Giving the author the power to link such concepts to sections of essay which in some way trigger emotive neural connections could be argued to be a true advantage of a digital essay. A way for the author to lay out their mind as set of associations interwoven with and adding to the meaning of the words.


View from my new desk

August 1st, 2012

Today I can write this post with a view from my new desk.  I will be Talis Education’s first Technical Consultant, and as such will be exploring ways which you – as users of Talis Education’s learning resource management and delivery tools – can integrate these into your institutional systems and make the most of your connections with the Education Graph.

Launched two years ago, Talis Education’s first commercial application, Talis Aspire Campus Edition, has now been adopted by more than 25% of Universities in the UK. With successful validation of their approach, their plans for the next phase include building out new products in both the enterprise and direct to end user spaces.

My role here is to help people integrate, extend and explore Talis Education’s product and APIs.

Too early, too slowly

July 5th, 2012

You’ll have heard the news. Talis Systems is being wound down. The considerable investment that Talis have made in fostering the vision of the web of data has resulted in notable successes with notable organisations such as the BBC, the Ordnance Survey and the British Library. I’m proud to have been a part of the word-class consulting team that helped to get these organisations to a point where they could see the benefits of and join the web of data vision. However, the commercial realities of a small organisation working in a market that is growing at too slow a rate meant that we could not sustain the required level of investment.

For the last year and a half I have been talking to organisations about how they use data and how they want to take steps to make that data more openly available. This is worthy stuff, but for most organisations this is also experimental stuff. Some were more wiling to go for the ride than others, but even those organisations baulked at changing everything all at once.

And that’s not surprising.

I’ve written before about how graph thinking and open world assumptions make you approach a project in different ways. Some organisations are not ready to do that.  They feel that the change to a more open approach challenges their existing revenue streams.  Yet they don’t see that the people who currently pay for data in its existing form will continue to do so for some time because they too are resistant to change. However, there will come a time when those customers will also feel they need to change the way they do things. If you want to protect your current revenue stream you have got to explore some new opportunities so that you are ready when your existing customers move to a new technology.

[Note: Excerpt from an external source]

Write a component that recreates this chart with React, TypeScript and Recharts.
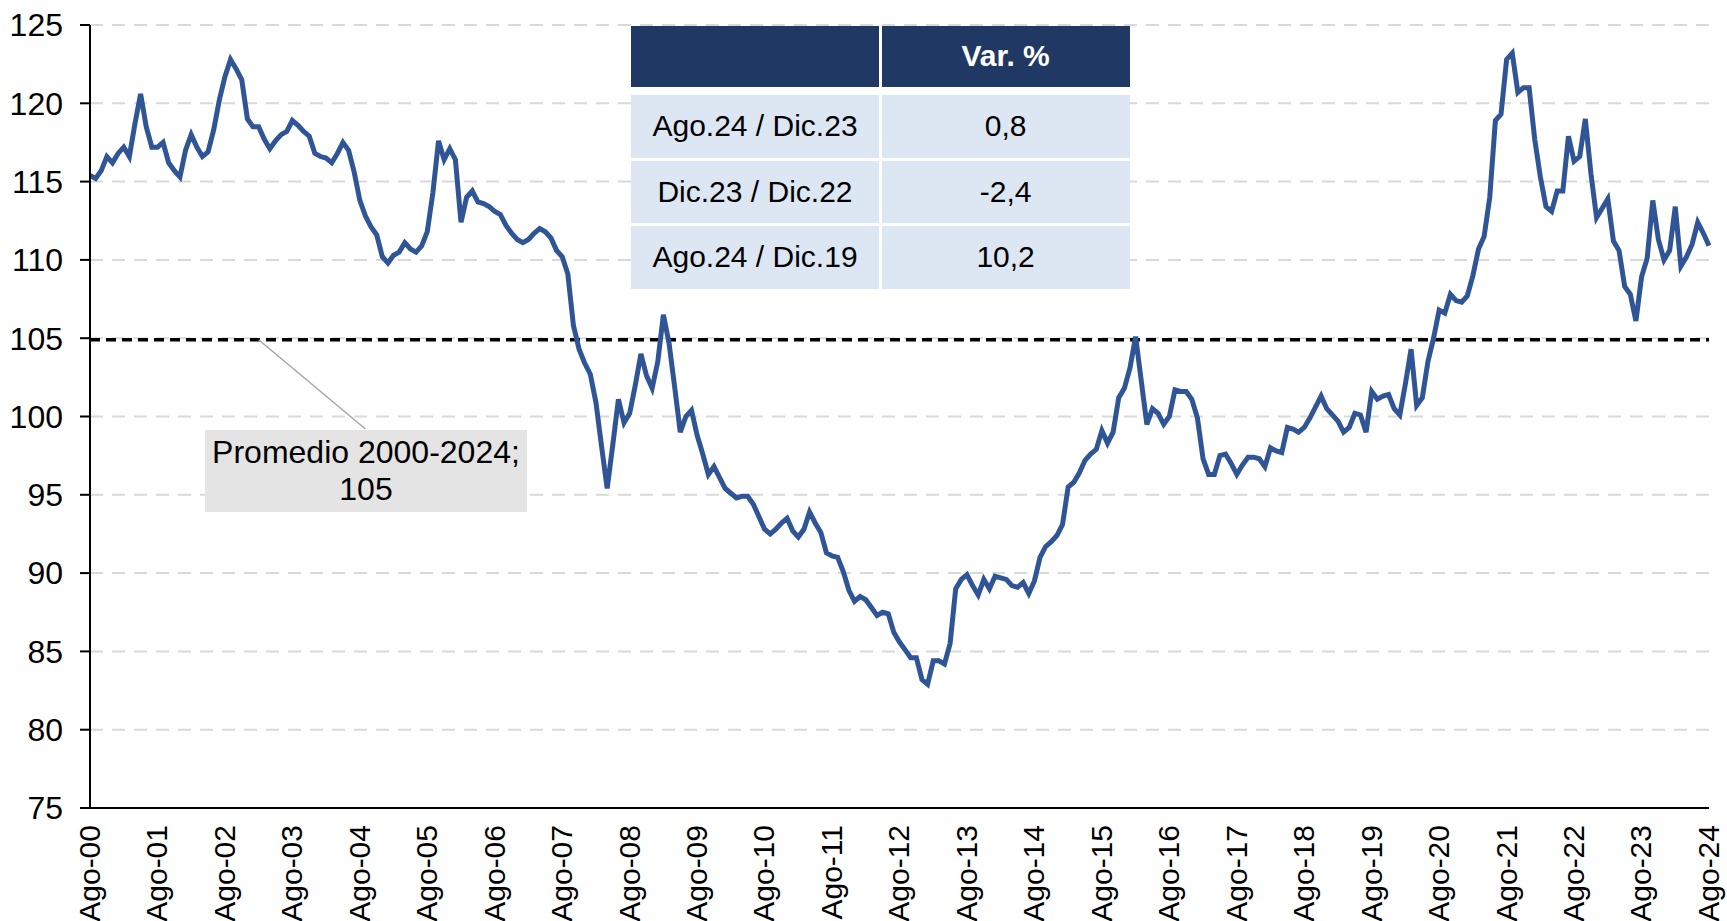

But still, as employees working in an uncertain climate, not everyone is willing to risk their own standing within an organisation. Especially when you look outside that organisation and you see unemployment, recruitment freezes and belt tightening.

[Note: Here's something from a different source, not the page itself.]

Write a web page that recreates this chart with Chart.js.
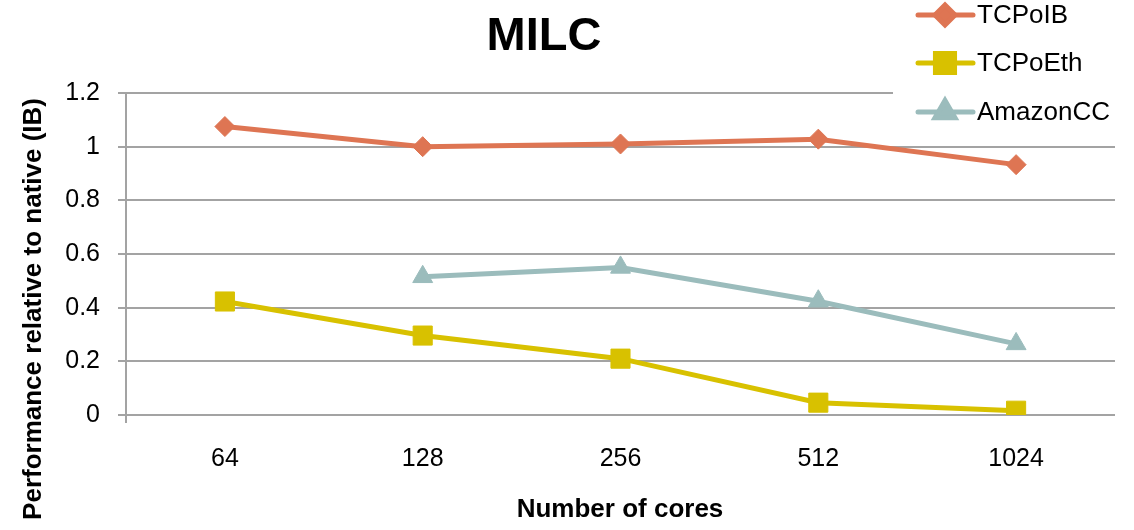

Which brings me to the factor in winding Talis Systems down which couldn’t be foreseen, and that is one of pure timing. A general attitude of wariness has emerged as a result of the current economic climate; the Queen’s jubilee and a longer royal wedding holiday pushed spending decisions into the following months; a typically apathetic month is usually expected in August when everyone is on holiday and a decision freeze for the Olympic games all served to make people put off purchasing decisions, especially where those decisions related to experimental projects. We can’t afford for everyone to wait until September to decide to do something.

This indecision is one of the indicators of a slow moving market that is not ready for commercial exploitation by a small business.

So we were too early. We had a vision for easy data flow into and out of organisations, where everyone can find what they need in the form that they need it through the use of linked data and APIs, and where those data streams could be monetized and data layers could add value to your datasets. But for many, the vision simply seems to be more of a dream. The difference between a dream and a vision is that a dream is more fantastical, while a vision is a practical goal. I think we had the vision, but others saw it as a dream, something unobtainable, something floating around within the cloud computing, big data, semantic web and linked data marketing spiel.

Other organisations besides Talis, sharing similar visions, have all had to change the way they present themselves as they realise that the market is simply not ready for something so new.

I have had the privilege over the last few years to work with many very smart people, both within Talis and within the organisations who engaged us as consultants and providers of a service around their data. I wish we could have gone on for longer, but sensible business decisions are made and have to be stuck to.

I look forward to sharing with you what I’m going to do next.

As a footnote: I should point out that Talis Education Ltd are still going strong with the Talis Aspire reading list management tool which is used by around 25% of UK universities and by similar organisations internationally. This is where Talis Group investment will be focused.